Ao mesmo tempo, há sinais positivos: a resistência popular no Brasil e na América Latina, a reconstrução de políticas públicas com participação social, a organização popular contra a fome e a miséria Brasil afora, os Comitês populares de Luta em construção.
Três cenários econômicos, políticos, sociais, culturais, ambientais são possíveis nos próximos anos.
Cenário um: As forças conservadoras retomam espaço no Brasil, à luz da conjuntura internacional, com o crescimento da manipulação de consciências via mundo digital e Fake News, as convulsões no mundo, a guerra, inclusive em nível mundial, recessão global, “o escândalo da Americanas pode ser só o começo” (Blog O Cafezinho, 23.02.2023).
Cenário dois: Equilíbrio de forças políticas no médio prazo no Brasil. Há impossibilidade de reformas estruturais e de mobilização mais intensa da sociedade. O Centrão mantém força e comando no Congresso nacional, muitas vezes aliado ao neofascismo.
Cenário três, o mais provável: Governo Lula e o campo democrático-popular avançam com dificuldades, com retomada das políticas públicas de participação social, com os Conselhos e Conferências, com soberania e democracia em consolidação, com enfrentamento da fome e da desigualdade.

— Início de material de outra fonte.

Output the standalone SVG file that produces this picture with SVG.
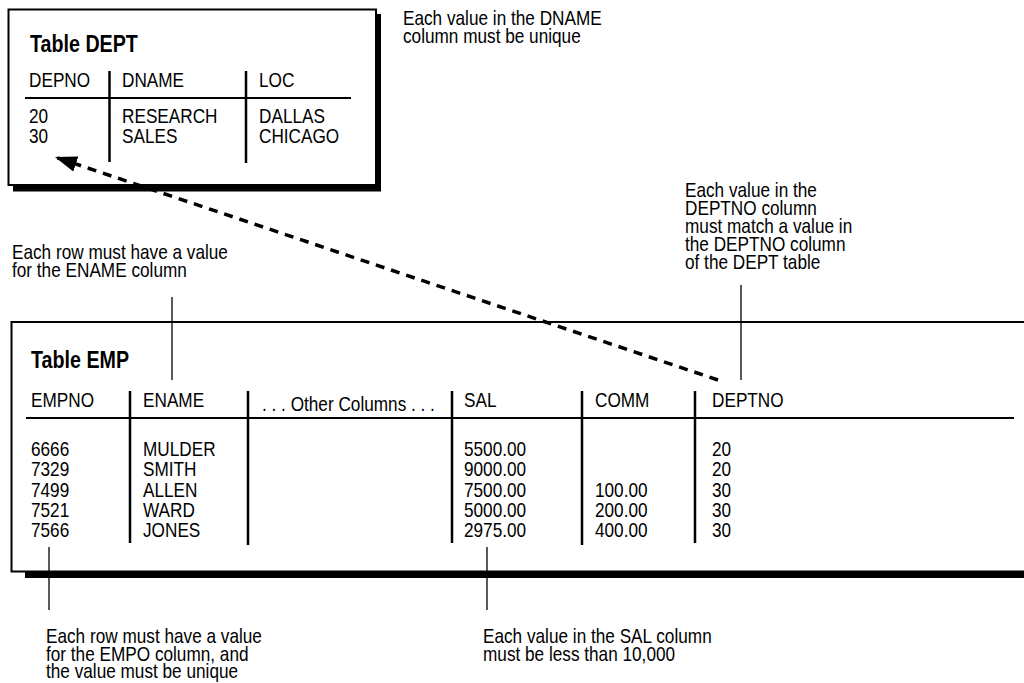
<svg xmlns="http://www.w3.org/2000/svg" width="1024" height="683" viewBox="0 0 1024 683">
<style>
.t{font-family:"Liberation Sans",Arial,sans-serif;font-size:20px;fill:#000}
.title{font-weight:bold;font-size:24px}
.frame{fill:#fff;stroke:#000;stroke-width:2}
.shadow{fill:#000}
.sep{stroke:#000;stroke-width:2.5}
.rule{stroke:#000;stroke-width:2}
.lead{stroke:#000;stroke-width:1.3}
.fk{stroke:#000;stroke-width:3.5;stroke-dasharray:9 7;fill:none}
</style>
<defs>
<marker id="ah" markerUnits="userSpaceOnUse" markerWidth="24" markerHeight="18" refX="22" refY="8" orient="auto">
<path d="M0,0 L22,8 L0,16 Z" fill="#000"/>
</marker>
</defs>
<rect width="1024" height="683" fill="#fff"/>

<g id="dept">
<rect class="shadow" x="13" y="14" width="368" height="177.5"/>
<rect class="frame" x="8.5" y="9.5" width="367.5" height="175.5"/>
<text class="t title" transform="translate(30 52) scale(.82 1)">Table DEPT</text>
<text class="t" transform="translate(29 87) scale(.86 1)">DEPNO</text>
<text class="t" transform="translate(122 87) scale(.86 1)">DNAME</text>
<text class="t" transform="translate(259 87) scale(.86 1)">LOC</text>
<line class="rule" x1="25" y1="98" x2="351" y2="98"/>
<line class="sep" x1="109.5" y1="71" x2="109.5" y2="162"/>
<line class="sep" x1="246" y1="71" x2="246" y2="163"/>
<text class="t" transform="translate(29 123) scale(.86 1)">20</text>
<text class="t" transform="translate(29 143) scale(.86 1)">30</text>
<text class="t" transform="translate(122 123) scale(.86 1)">RESEARCH</text>
<text class="t" transform="translate(122 143) scale(.86 1)">SALES</text>
<text class="t" transform="translate(259 123) scale(.86 1)">DALLAS</text>
<text class="t" transform="translate(259 143) scale(.86 1)">CHICAGO</text>
</g>

<g id="emp">
<rect class="shadow" x="25" y="572" width="1010" height="6"/>
<rect class="frame" x="11.5" y="322" width="1030" height="249.5"/>
<text class="t title" transform="translate(31 368) scale(.82 1)">Table EMP</text>
<text class="t" transform="translate(31 407) scale(.86 1)">EMPNO</text>
<text class="t" transform="translate(143 407) scale(.86 1)">ENAME</text>
<text class="t" transform="translate(262 411) scale(.86 1)">. . . Other Columns . . .</text>
<text class="t" transform="translate(464 407) scale(.86 1)">SAL</text>
<text class="t" transform="translate(595 407) scale(.86 1)">COMM</text>
<text class="t" transform="translate(712 407) scale(.86 1)">DEPTNO</text>
<line class="rule" x1="26" y1="418" x2="1014" y2="418"/>
<line class="sep" x1="130" y1="391" x2="130" y2="543"/>
<line class="sep" x1="248" y1="391" x2="248" y2="545"/>
<line class="sep" x1="452" y1="391" x2="452" y2="543"/>
<line class="sep" x1="582" y1="391" x2="582" y2="545"/>
<line class="sep" x1="695" y1="391" x2="695" y2="543"/>
<text class="t" transform="translate(31 456) scale(.86 1)">6666</text>
<text class="t" transform="translate(31 476.3) scale(.86 1)">7329</text>
<text class="t" transform="translate(31 496.6) scale(.86 1)">7499</text>
<text class="t" transform="translate(31 516.9) scale(.86 1)">7521</text>
<text class="t" transform="translate(31 537) scale(.86 1)">7566</text>
<text class="t" transform="translate(143 456) scale(.86 1)">MULDER</text>
<text class="t" transform="translate(143 476.3) scale(.86 1)">SMITH</text>
<text class="t" transform="translate(143 496.6) scale(.86 1)">ALLEN</text>
<text class="t" transform="translate(143 516.9) scale(.86 1)">WARD</text>
<text class="t" transform="translate(143 537) scale(.86 1)">JONES</text>
<text class="t" transform="translate(464 456) scale(.86 1)">5500.00</text>
<text class="t" transform="translate(464 476.3) scale(.86 1)">9000.00</text>
<text class="t" transform="translate(464 496.6) scale(.86 1)">7500.00</text>
<text class="t" transform="translate(464 516.9) scale(.86 1)">5000.00</text>
<text class="t" transform="translate(464 537) scale(.86 1)">2975.00</text>
<text class="t" transform="translate(595 496.6) scale(.86 1)">100.00</text>
<text class="t" transform="translate(595 516.9) scale(.86 1)">200.00</text>
<text class="t" transform="translate(595 537) scale(.86 1)">400.00</text>
<text class="t" transform="translate(712 456) scale(.86 1)">20</text>
<text class="t" transform="translate(712 476.3) scale(.86 1)">20</text>
<text class="t" transform="translate(712 496.6) scale(.86 1)">30</text>
<text class="t" transform="translate(712 516.9) scale(.86 1)">30</text>
<text class="t" transform="translate(712 537) scale(.86 1)">30</text>
</g>

<g id="note-dname">
<text class="t" transform="translate(403 25) scale(.86 1)">Each value in the DNAME</text>
<text class="t" transform="translate(403 43) scale(.86 1)">column must be unique</text>
</g>

<g id="note-deptno">
<text class="t" transform="translate(685 197) scale(.86 1)">Each value in the</text>
<text class="t" transform="translate(685 215) scale(.86 1)">DEPTNO column</text>
<text class="t" transform="translate(685 233) scale(.86 1)">must match a value in</text>
<text class="t" transform="translate(685 251) scale(.86 1)">the DEPTNO column</text>
<text class="t" transform="translate(685 269) scale(.86 1)">of the DEPT table</text>
</g>

<g id="note-ename">
<text class="t" transform="translate(12 259) scale(.86 1)">Each row must have a value</text>
<text class="t" transform="translate(12 277) scale(.86 1)">for the ENAME column</text>
</g>

<g id="note-empno">
<text class="t" transform="translate(46 643) scale(.86 1)">Each row must have a value</text>
<text class="t" transform="translate(46 660.5) scale(.86 1)">for the EMPO column, and</text>
<text class="t" transform="translate(46 678) scale(.86 1)">the value must be unique</text>
</g>

<g id="note-sal">
<text class="t" transform="translate(483 643) scale(.86 1)">Each value in the SAL column</text>
<text class="t" transform="translate(483 660.5) scale(.86 1)">must be less than 10,000</text>
</g>

<g id="connectors">
<line class="lead" x1="741" y1="285" x2="741" y2="380"/>
<line class="lead" x1="172" y1="297" x2="172" y2="380"/>
<line class="lead" x1="49" y1="547" x2="49" y2="610"/>
<line class="lead" x1="487" y1="547" x2="487" y2="610"/>
<line class="fk" x1="718" y1="380" x2="55" y2="157" marker-end="url(#ah)"/>
</g>
</svg>
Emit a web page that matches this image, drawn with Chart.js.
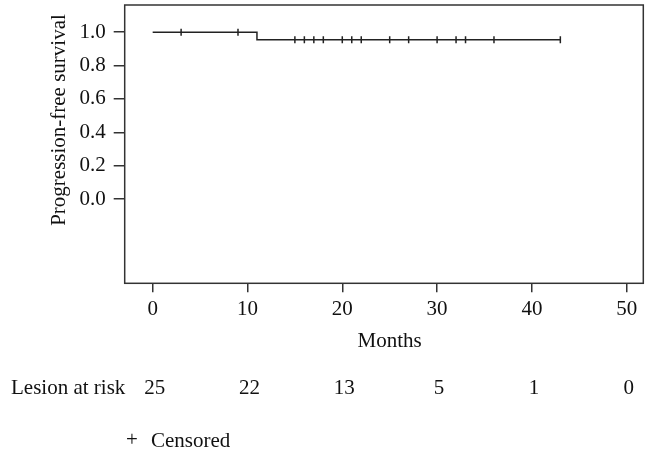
<!DOCTYPE html>
<html>
<head>
<meta charset="utf-8">
<script src="https://cdn.jsdelivr.net/npm/chart.js@4"></script>
<style>
  html, body { margin: 0; padding: 0; background: #fff; }
  canvas { display: block; }
</style>
</head>
<body>
<canvas id="c" width="661" height="453"></canvas>
<script>
// ---- data ----
const stepTimes = [0, 11, 43];
const stepSurvival = [1.0, 0.955, 0.955];
const censorTimes = [3, 9, 15, 16, 17, 18, 20, 21, 22, 25, 27, 30, 32, 33, 36, 43];
const censorSurvival = [1.0, 1.0, 0.955, 0.955, 0.955, 0.955, 0.955, 0.955, 0.955, 0.955, 0.955, 0.955, 0.955, 0.955, 0.955, 0.955];
const xTickValues = [0, 10, 20, 30, 40, 50];
const yTickValues = [0.0, 0.2, 0.4, 0.6, 0.8, 1.0];
const riskTimes = [0, 10, 20, 30, 40, 50];
const riskCounts = [25, 22, 13, 5, 1, 0];
const xTitle = 'Months';
const yTitle = 'Progression-free survival';
const riskLabel = 'Lesion at risk';
const legendLabel = 'Censored';

const FONT = '"Liberation Serif", "Times New Roman", serif';
const FS = 21;
const INK = '#222';

const extras = {
  id: 'extras',
  afterDraw(chart) {
    const ctx = chart.ctx;
    const a = chart.chartArea;
    const xs = chart.scales.x;
    ctx.save();
    // box
    ctx.strokeStyle = '#333';
    ctx.lineWidth = 1.5;
    ctx.strokeRect(a.left, a.top, a.right - a.left, a.bottom - a.top);
    ctx.fillStyle = '#111';
    ctx.font = FS + 'px ' + FONT;
    // x title
    ctx.textAlign = 'center';
    ctx.textBaseline = 'middle';
    ctx.fillText(xTitle, xs.getPixelForValue(25), 341);
    // y title
    ctx.save();
    ctx.translate(59, 120);
    ctx.rotate(-Math.PI / 2);
    ctx.fillText(yTitle, 0, 0);
    ctx.restore();
    // risk table
    ctx.textAlign = 'left';
    ctx.fillText(riskLabel, 11, 388);
    ctx.textAlign = 'center';
    riskTimes.forEach((t, i) => {
      ctx.fillText(String(riskCounts[i]), xs.getPixelForValue(t) + 2, 388);
    });
    // legend
    ctx.fillText('+', 132, 440);
    ctx.textAlign = 'left';
    ctx.fillText(legendLabel, 151, 441);
    ctx.restore();
  }
};

new Chart(document.getElementById('c'), {
  data: {
    datasets: [
      {
        type: 'line',
        data: stepTimes.map((t, i) => ({ x: t, y: stepSurvival[i] })),
        stepped: true,
        borderColor: INK,
        borderWidth: 1.5,
        pointRadius: 0,
        fill: false
      },
      {
        type: 'scatter',
        data: censorTimes.map((t, i) => ({ x: t, y: censorSurvival[i] })),
        pointStyle: 'line',
        rotation: 90,
        pointRadius: 3.5,
        borderColor: INK,
        borderWidth: 1.5,
        showLine: false
      }
    ]
  },
  options: {
    responsive: false,
    animation: false,
    events: [],
    layout: { autoPadding: false, padding: { top: 5, right: 17.7, left: 0, bottom: 0 } },
    plugins: { legend: { display: false }, tooltip: { enabled: false } },
    scales: {
      x: {
        type: 'linear',
        min: -2.95,
        max: 51.75,
        afterBuildTicks: s => { s.ticks = xTickValues.map(v => ({ value: v })); },
        afterFit: s => { s.height = 169.7; s.paddingLeft = 0; s.paddingRight = 0; },
        grid: { drawOnChartArea: false, drawTicks: true, tickLength: 9, color: '#333', lineWidth: 1.5 },
        border: { display: false },
        ticks: { color: '#111', font: { family: FONT, size: FS }, padding: 5, maxRotation: 0, autoSkip: false,
                 callback: v => String(v) }
      },
      y: {
        type: 'linear',
        min: -0.505,
        max: 1.163,
        afterBuildTicks: s => { s.ticks = yTickValues.map(v => ({ value: v })); },
        afterFit: s => { s.width = 124.7; s.paddingTop = 0; s.paddingBottom = 0; },
        grid: { drawOnChartArea: false, drawTicks: true, tickLength: 11, color: '#333', lineWidth: 1.5 },
        border: { display: false },
        ticks: { color: '#111', font: { family: FONT, size: FS }, padding: 8, autoSkip: false,
                 callback: v => Number(v).toFixed(1) }
      }
    }
  },
  plugins: [extras]
});
</script>
</body>
</html>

Neste contexto, de processo vitorioso, mesmo que parcial, do campo democrático-popular, os desafios são muitos e grandes exigências: articulação do campo democrático-popular com unidade; reconstrução de políticas públicas com melhoria da vida do povo; ser mais movimento, menos instituição; fazer muito trabalho de base e formação na ação; retomada das políticas de educação popular, com o Marco de Referência da Educação Popular para as Políticas Públicas, da PNPS, Política nacional de Participação Social, da PNEP-SUS, Política Nacional de Educação Popular e Saúde, das políticas de Economia Solidária, do Orçamento Participativo nacional.
Disse Gilberto Carvalho: “É tempo de Rede e Rua. Aprender a lidar, mais que a direita neofascista, com as redes sociais e digitais. E estar na rua, com ampla e permanente mobilização social. Sem disputa política e ideológica nas redes sociais e digitais, sem celular e internet, não vai. Sem rua e mobilização, não vai. A Rede e a Rua, juntas, precisam estar combinadas, com a mesma força e intensidade.”
E nas palavras de Manuela D´Ávila, nomeada Coordenadora do GT Discurso contra o Ódio: “Não existe contradição entre redes e ruas. É Redes e Ruas, tudo ao mesmo tempo” (Blog do Nassif, 22.02.2023).
Até os septuagenários serão obrigados a aprender, deixando de ser analfabetos digitais. Assim, serão atraídas as juventudes. Assim, a utopia e o sonho estarão no cotidiano, na construção de ´um outro mundo possível´, urgente e necessário.
* Este é um artigo de opinião. A visão do autor não necessariamente expressa a linha editorial do jornal Brasil de Fato.